8) Notable Changes in Mood Alzheimer’s symptoms often cause people to become moody, depressed, paranoid, fearful, anxious or angry. People in the early stages of the disease often get agitated easily and may respond to the confusion, discomfort and distress they often feel by sobbing, becoming angry or lashing out. In addition to getting these individuals medical help, family and friends need to know that this behavior, while it can be emotionally devastating, is not personal. Alzheimer’s is a complicated disease and it often causes people to change dramatically in a short period of time. Trust that the best thing you as a friend or family member can do is get the affected person medical assistance and provide support and love throughout the treatment process.
9) Decreased Social Activity If you notice that your loved one has recently withdrawn and has stopped seeing old friends or participating in volunteer work, family events or community engagements, it may be time for a medical check-up.
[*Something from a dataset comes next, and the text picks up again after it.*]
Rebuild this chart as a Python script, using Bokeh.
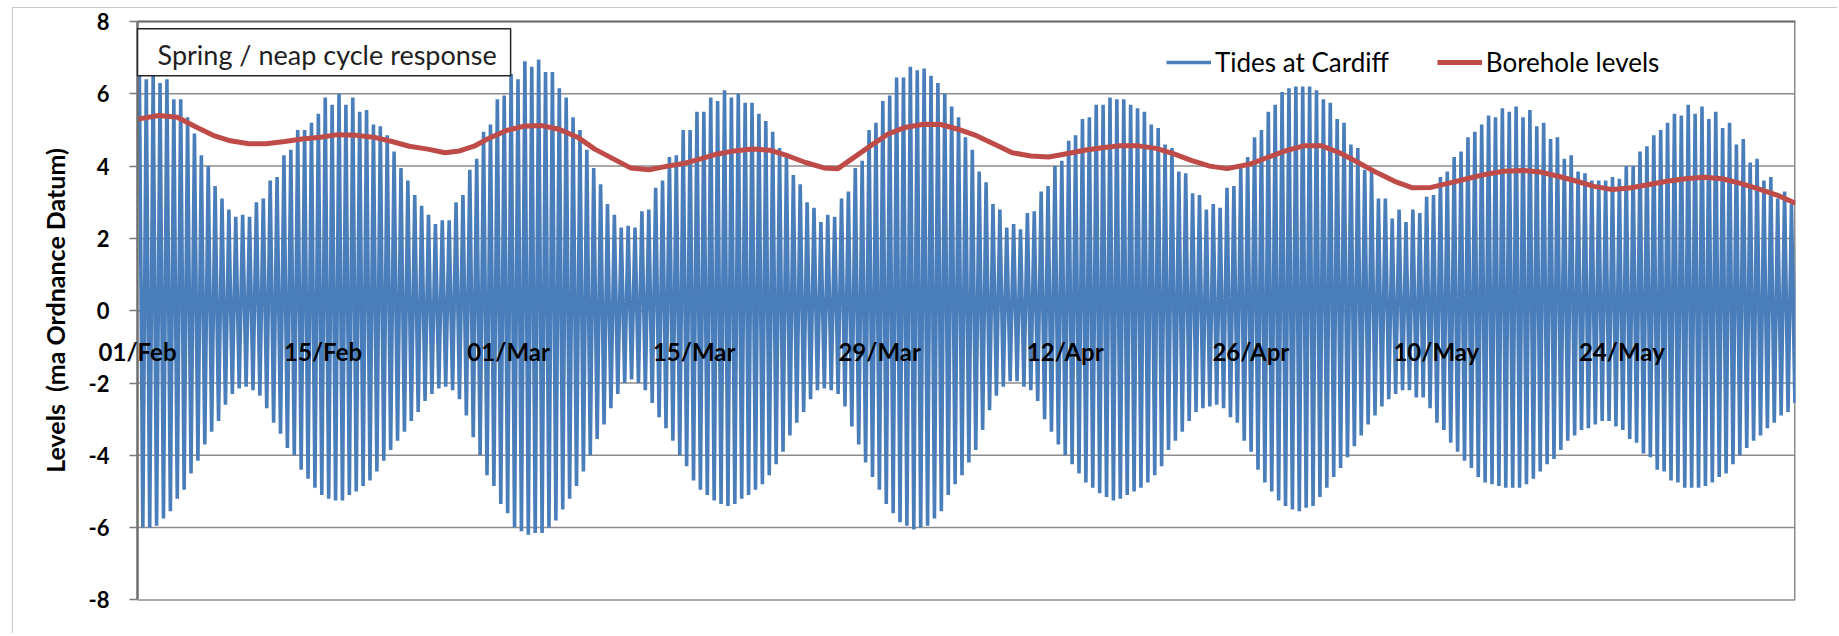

Alzheimer’s symptoms, specifically confusion and the disorientation, can cause people to become depressed and withdraw from friends and family in an attempt to hide their symptoms from friends and loved ones. Often these people will try to downplay their withdrawal and it is up to friends and family members to investigate further. Although they may insist against it, individuals that are decreasing their social activity are at a heightened risk of depressive symptoms and need help and support immediately.
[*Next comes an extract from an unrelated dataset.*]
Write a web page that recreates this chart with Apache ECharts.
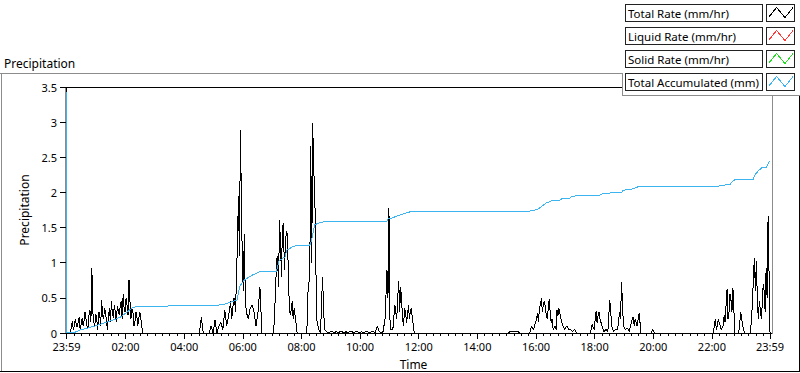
<!DOCTYPE html>
<html><head><meta charset="utf-8">
<script src="https://cdn.jsdelivr.net/npm/echarts@6/dist/echarts.min.js"></script>
<style>html,body{margin:0;padding:0;background:#fff}#c{width:800px;height:373px}
#c svg path{shape-rendering:crispEdges}</style>
</head><body><div id="c"></div>
<script>
// ---- data ----
const seriesNames = ['Total Rate (mm/hr)', 'Liquid Rate (mm/hr)', 'Solid Rate (mm/hr)', 'Total Accumulated (mm)'];
const seriesColors = ['#000000', '#ff3a3a', '#22dd22', '#3bb4ef'];

// Total rate, one sample every 4 minutes starting at 23:59
const rateStepMinutes = 4;
const totalRate = [
  0,0,0,0.17,0.1,0.12,0.15,0.05,0.21,0.18,
  0.2,0.08,0.33,0.92,0.15,0.27,0.05,0.28,0.47,0.2,
  0.3,0.05,0.35,0.45,0.22,0.3,0.38,0.25,0.45,0.55,
  0.3,0.4,0.75,0.2,0.3,0.15,0.25,0.2,0.22,0,
  0,0,0,0,0,0,0,0,0,0,
  0,0,0,0,0,0,0,0,0,0,
  0,0,0,0,0,0,0,0,0,0.22,
  0,0,0,0,0.1,0,0.18,0,0.1,0.15,
  0.05,0.32,0.1,0.25,0.45,0.3,0.49,0.8,1.95,2.89,
  0.97,1.41,0.3,0.2,0.35,0.4,0.3,0.1,0.3,0.65,
  0,0,0,0,0,0,0,0.6,1.1,1.61,
  0.8,1.57,1.23,1.4,0.4,0.33,0.2,0.25,0,0,
  0,0,0,0,0.7,2.66,2.99,2.09,0.2,0.05,
  0,0.8,0.05,0.02,0,0.02,0.02,0,0.02,0,
  0.02,0.02,0,0.02,0,0.02,0.02,0,0.02,0.02,
  0,0.02,0,0.02,0.02,0,0.02,0.02,0,0.1,
  0.02,0,0.02,0.2,0.89,1.78,0.05,0.05,0.4,0.2,
  0.74,0.66,0.2,0.35,0.15,0.4,0.33,0.2,0,0,
  0,0,0,0,0,0,0,0,0,0,
  0,0,0,0,0,0,0,0,0,0,
  0,0,0,0,0,0,0,0,0,0,
  0,0,0,0,0,0,0,0,0,0,
  0,0,0,0,0,0,0,0.02,0.02,0.02,
  0.02,0.02,0,0,0,0,0,0,0.1,0.05,
  0.15,0.29,0.35,0.49,0.4,0.38,0.2,0.48,0.15,0.05,
  0.1,0.33,0.35,0.2,0.1,0.05,0.1,0.05,0.05,0.02,
  0.05,0,0,0,0,0,0,0,0,0.12,
  0.05,0.31,0.25,0.2,0.1,0.02,0.05,0.02,0.47,0.1,
  0.02,0.05,0.05,0.3,0.73,0.1,0.05,0.07,0.02,0.15,
  0.23,0.2,0.1,0.28,0,0,0,0,0,0,
  0.05,0,0,0,0,0,0,0,0,0,
  0,0,0,0,0,0,0,0,0,0,
  0,0,0,0,0,0,0,0,0,0,
  0,0,0.2,0.1,0.15,0.05,0.1,0.15,0.62,0.3,
  0.47,0.64,0,0,0,0.3,0.1,0,0,0,
  0,0.43,1.07,1.02,0.2,0.35,0.4,0.6,0.92,1.67,
  0
];
// Extra in-between readings (minutes after 23:59) inside the busy bursts
const rateDetailTimes = [
  14,18,22,26,30,34,38,42,46,50,54,58,62,66,70,74,78,82,86,90,94,98,102,106,110,114,118,122,126,130,134,138,142,146,150,
  338,342,346,350,354,358,362,366,
  426,430,434,438,442,446,450,454,458,462,466,
  494,498,502,506,510,
  658,662,678,682,686,690,694,698,702,706,
  962,966,970,974,978,982,986,990,994,1002,1006,
  1086,1090,1134,1158,1162,1170,
  1330,1334,1346,1350,1354,1358,1362,
  1406,1410,1414,1418,1422,1426,1430,1434
];
const rateDetailValues = [
  0.05,0.2,0.08,0.22,0.12,0.1,0.3,0.1,0.25,0.15,0.3,0.1,0.2,0.3,0.1,0.25,0.35,0.15,0.25,0.15,0.28,0.4,0.15,0.32,0.38,0.2,0.35,0.5,0.25,0.45,0.35,0.1,0.3,0.1,0.3,
  0.2,0.5,0.3,1.3,1.1,1.9,0.6,0.5,
  0.3,1.05,0.65,1.3,1.5,0.9,1.45,0.9,0.25,0.45,0.35,
  0.55,0.85,1.0,2.3,1.2,
  0.5,0.2,0.5,0.3,0.45,0.1,0.3,0.25,0.2,0.35,
  0.2,0.15,0.4,0.3,0.45,0.25,0.35,0.3,0.2,0.05,0.25,
  0.15,0.3,0.2,0.2,0.1,0.2,
  0.05,0.2,0.25,0.4,0.2,0.55,0.3,
  0.8,0.6,0.5,0.45,0.2,0.7,0.3,0.5
];
const liquidRate = [];
const solidRate = [];

// Total accumulated: minutes after 23:59 and value
const accTimes = [0,1,17,27,48,68,89,109,123,133,
  143,304,324,340,349,355,365,382,399,430,
  435,447,451,461,471,498,502,508,518,525,
  655,658,668,678,692,706,709,948,965,972,
  982,993,1010,1014,1030,1034,1051,1092,1096,1112,
  1116,1136,1139,1159,1170,1334,1337,1358,1361,1368,
  1405,1409,1415,1423,1433,1437,1440];
const accValues = [3.43,0,0.01,0.04,0.08,0.12,0.17,0.22,0.29,0.35,
  0.38,0.39,0.41,0.45,0.47,0.67,0.76,0.83,0.88,0.88,
  1.03,1.08,1.18,1.22,1.245,1.25,1.33,1.54,1.57,1.58,
  1.58,1.62,1.64,1.67,1.70,1.73,1.735,1.735,1.76,1.80,
  1.85,1.88,1.89,1.91,1.92,1.945,1.955,1.96,1.98,1.99,
  2.0,2.0,2.03,2.05,2.08,2.08,2.1,2.11,2.145,2.18,
  2.18,2.25,2.30,2.35,2.36,2.42,2.45];

// Axis ticks
const timeLabels = ['23:59','02:00','04:00','06:00','08:00','10:00','12:00','14:00','16:00','18:00','20:00','22:00','23:59'];
const timeLabelOffsets = [0,121,241,361,481,601,721,841,961,1081,1201,1321,1440];
const yMin = 0, yMax = 3.5, yInterval = 0.5;

// ---- build ----
const FONT = '"Noto Sans", "DejaVu Sans", sans-serif';
const minorTicks = [];
for (let m = 16; m < 1440; m += 15) if (timeLabelOffsets.indexOf(m) < 0) minorTicks.push(m);

const rateData = totalRate.map((v, i) => [i * rateStepMinutes, v])
  .concat(rateDetailTimes.map((t, i) => [t, rateDetailValues[i]]))
  .sort((a, b) => a[0] - b[0]);
const accData = accTimes.map((t, i) => [t, accValues[i]]);

const chart = echarts.init(document.getElementById('c'), null, {renderer: 'svg'});

const graphics = [];
const Z = 100;
// outer panel frame
graphics.push({type:'line', z:Z, shape:{x1:0, y1:73.5, x2:622, y2:73.5}, style:{stroke:'#8c8c8c', lineWidth:1}});
graphics.push({type:'line', z:Z, shape:{x1:1.5, y1:73, x2:1.5, y2:372}, style:{stroke:'#8c8c8c', lineWidth:1}});
graphics.push({type:'line', z:Z, shape:{x1:0, y1:371.5, x2:800, y2:371.5}, style:{stroke:'#000', lineWidth:1}});
graphics.push({type:'line', z:Z, shape:{x1:799.5, y1:95, x2:799.5, y2:372}, style:{stroke:'#000', lineWidth:1}});
// legend panel
graphics.push({type:'rect', z:Z, shape:{x:622, y:0, width:178, height:95}, style:{fill:'#fff', stroke:null}});
graphics.push({type:'line', z:Z+1, shape:{x1:622.5, y1:73, x2:622.5, y2:95.5}, style:{stroke:'#8c8c8c', lineWidth:1}});
graphics.push({type:'line', z:Z+1, shape:{x1:622, y1:95.5, x2:800, y2:95.5}, style:{stroke:'#8c8c8c', lineWidth:1}});
seriesNames.forEach((name, r) => {
  const y = 4.5 + 23 * r;
  graphics.push({type:'rect', z:Z+1, shape:{x:625.5, y:y, width:137, height:17}, style:{fill:'#fff', stroke:'#222', lineWidth:1}});
  graphics.push({type:'text', z:Z+2, x:628, y:y + 9, style:{text:name, font:'11.5px ' + FONT, fill:'#000', verticalAlign:'middle', align:'left'}});
  graphics.push({type:'rect', z:Z+1, shape:{x:766.5, y:y, width:28, height:17}, style:{fill:'#fff', stroke:'#222', lineWidth:1}});
  graphics.push({type:'polyline', z:Z+2, shape:{points:[[768.5, y + 13],[776.5, y + 3],[785, y + 13],[793, y + 3]]}, style:{stroke:seriesColors[r], lineWidth:1, fill:null}});
});

const baseX = {type:'value', min:-3, max:1444, splitLine:{show:false}};
chart.setOption({
  animation: false,
  backgroundColor: '#fff',
  title: {text:'Precipitation', left:4, top:57, padding:0, textStyle:{fontSize:12, fontWeight:'normal', color:'#000', fontFamily:FONT}},
  grid: {left:65, right:28, top:87, bottom:40, show:true, borderColor:'#8c8c8c', borderWidth:1, backgroundColor:'#fff', containLabel:false, outerBoundsMode:'none'},
  xAxis: [
    Object.assign({}, baseX, {
      position:'bottom',
      axisLine:{show:true, lineStyle:{color:'#000', width:1}},
      axisTick:{show:true, customValues:timeLabelOffsets, length:6, lineStyle:{color:'#000'}},
      axisLabel:{customValues:timeLabelOffsets, formatter:(v) => timeLabels[timeLabelOffsets.indexOf(v)], margin:8, color:'#000', fontSize:11, fontFamily:FONT},
      name:'Time', nameLocation:'middle', nameGap:25,
      nameTextStyle:{color:'#000', fontSize:12, fontFamily:FONT, padding:[0,10,0,0]}
    }),
    Object.assign({}, baseX, {
      position:'bottom',
      axisLine:{show:false},
      axisTick:{show:true, customValues:minorTicks, length:3, lineStyle:{color:'#000'}},
      axisLabel:{show:false}
    }),
    Object.assign({}, baseX, {
      position:'top',
      axisLine:{show:true, lineStyle:{color:'#000', width:1}},
      axisTick:{show:false}, axisLabel:{show:false}
    })
  ],
  yAxis: [{
    type:'value', min:yMin, max:yMax, interval:yInterval,
    axisLine:{show:true, lineStyle:{color:'#000', width:1}},
    axisTick:{show:true, length:6, lineStyle:{color:'#000'}},
    axisLabel:{margin:8, color:'#000', fontSize:11, fontFamily:FONT},
    splitLine:{show:false},
    name:'Precipitation', nameLocation:'middle', nameGap:17, nameRotate:90,
    nameTextStyle:{color:'#000', fontSize:12, fontFamily:FONT}
  }],
  series: [
    {name:seriesNames[0], type:'line', xAxisIndex:0, yAxisIndex:0, data:rateData, showSymbol:false, symbol:'none', lineStyle:{color:seriesColors[0], width:1}, itemStyle:{color:seriesColors[0]}},
    {name:seriesNames[1], type:'line', xAxisIndex:0, data:liquidRate, symbol:'none', lineStyle:{color:seriesColors[1], width:1}},
    {name:seriesNames[2], type:'line', xAxisIndex:0, data:solidRate, symbol:'none', lineStyle:{color:seriesColors[2], width:1}},
    {name:seriesNames[3], type:'line', xAxisIndex:0, yAxisIndex:0, data:accData, showSymbol:false, symbol:'none', lineStyle:{color:seriesColors[3], width:1}, itemStyle:{color:seriesColors[3]}}
  ],
  graphic: graphics
});
</script>
</body></html>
10) Poor Judgment or a Lack of Risk Assessment People in the early stages of Alzheimer’s disease may exhibit poor judgment with money, safety or personal belongings. For example, affected individuals may make large infomercial purchases or go outside in frigid weather without a coat. They may also leave stoves on, leave candles burning when nobody is home, leave a car running in the driveway or abandon personal hygiene. These are all alarming symptoms that require family members to take notice. What to Do When a Loved One Has Alzheimer’s
In the early stages of the disease, individuals tend to be very independent and many affected people still drive, maintain social lives, conduct volunteer work and keep in touch with family. During this stage, the most important role loved ones can play during this time is to be a force of support and friendship while also assisting in planning for future care. As Alzheimer’s disease progresses, people often undergo noticeable changes in their ability to speak, function independently, drive and eat. Typically, these changes occur slowly and it is not uncommon for affected individuals to maintain some level of independence for years. During this time, the best thing that friends and family members can do is act as an advocate for the affected person and helping him or her do routine things, such as making appointments, remembering important dates or events, paying monthly bills, taking medications on time, dressing, and cleaning the house. Although these tasks may seem small and inconsequential, they will be great help to the affected person. As the disease progresses, friends and family members often feel as if there is nothing they can do and that is when love and support is most needed. In addition to loving the person affected by the disease, friends and family members should also reach out to their community for support and assistance. Although Alzheimer’s is a difficult disease, it is much easier for patients and their families to cope when they are surrounded by ample love and support.